A rich young woman running wild, her boyfriend left for dead in a low-rent hotel room and lurid headlines such as “Brooklyn is a modern sodom” might seem like a contemporary made-for-television movie. But it’s all straight out of history in Virginia McConnell’s latest historic true-crime book, “The Belle of Bedford Avenue: The Sensational Brooks-Burns Murder in Turn-of-the-Century New York” (Kent State University Press).
The year was 1902 when Florence Burns, who craved excitement, frequented dance halls, drank in roadhouses and even smoked in public — a truly decadent act — and discarded the standards of her well-to-do family to hang with the Bedford Avenue Gang.
Society was changing with the advent of public transportation in big cities like New York, and young women like Florence now didn’t have to wait to be introduced by a chaperone to “suitable” young men. Instead, she chose gang member Walter Brooks, who was found with a bullet in his head and died the next day.
Ironically, though Florence loved the freedoms of the new century, she escaped punishment for Walter’s death because of old norms of an “unwritten law” that was frequently used to justify murder.
That, said McConnell, kicked in when Walter refused to marry Florence after they’d had sexual relations — hence it was, though unspoken, retribution for his dishonoring her. Taking this into consideration, the prosecutor didn’t even bring charges against her.
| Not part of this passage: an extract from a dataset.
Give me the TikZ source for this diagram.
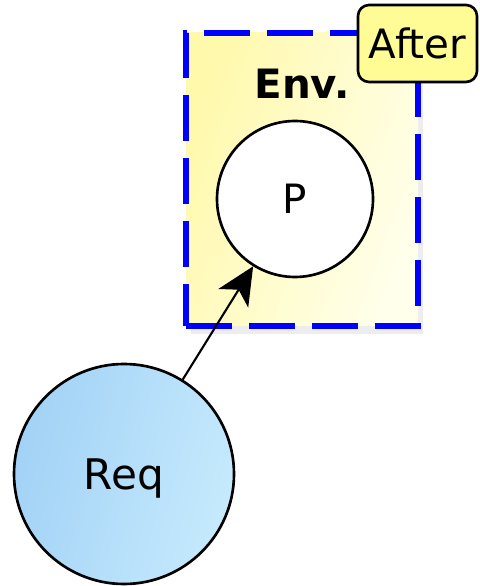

If only Florence had learned from this brush with the law, but, alas, she didn’t. And reading about her exploits is a fascinating true crime story as well as insight into a world so much different than ours.
McConnell, a college English instructor at Walla Walla Community College-Clarkston Campus in Washington, is the author of other historic true crime books including “The Adventuress: Murder, Blackmail, and Confidence Games in the Gilded Age,” which was a 2011 Gold Medal-Independent Publisher Book Award/True Crime Category.
Drawing upon scandalous but long forgotten crimes, McConnell said that at first she didn’t think there would be enough material to write “The Belle of Bedford Avenue."
She had to go beyond what she could find in The New York Times to ferret out more about the case, reading through lots more newspapers, many that were only available on microfilm through interlibrary loan.
“But when I dug into it, there were a lot of interesting items — such as, the hotel's being at Ground Zero and the teenagers hanging out at Coney Island — and then I found the reference to her subsequent incarcerations,” she said, adding that she had to order the microfilm of one of the trial transcripts from the John Jay College, because the topic was so racy that the newspapers wouldn't print it.
“There were times when I’ve expended a lot of energy on a case that interested me, only to have to abandon it because it simply didn't have enough material for an entire book,” McConnell said, describing herself as lucky to have connected with the grand-nephews of Belle’s first husband, who had a lot of information on their great-uncle Tad.
It was also lucky for those of us who like a well-written, intriguing true crime story.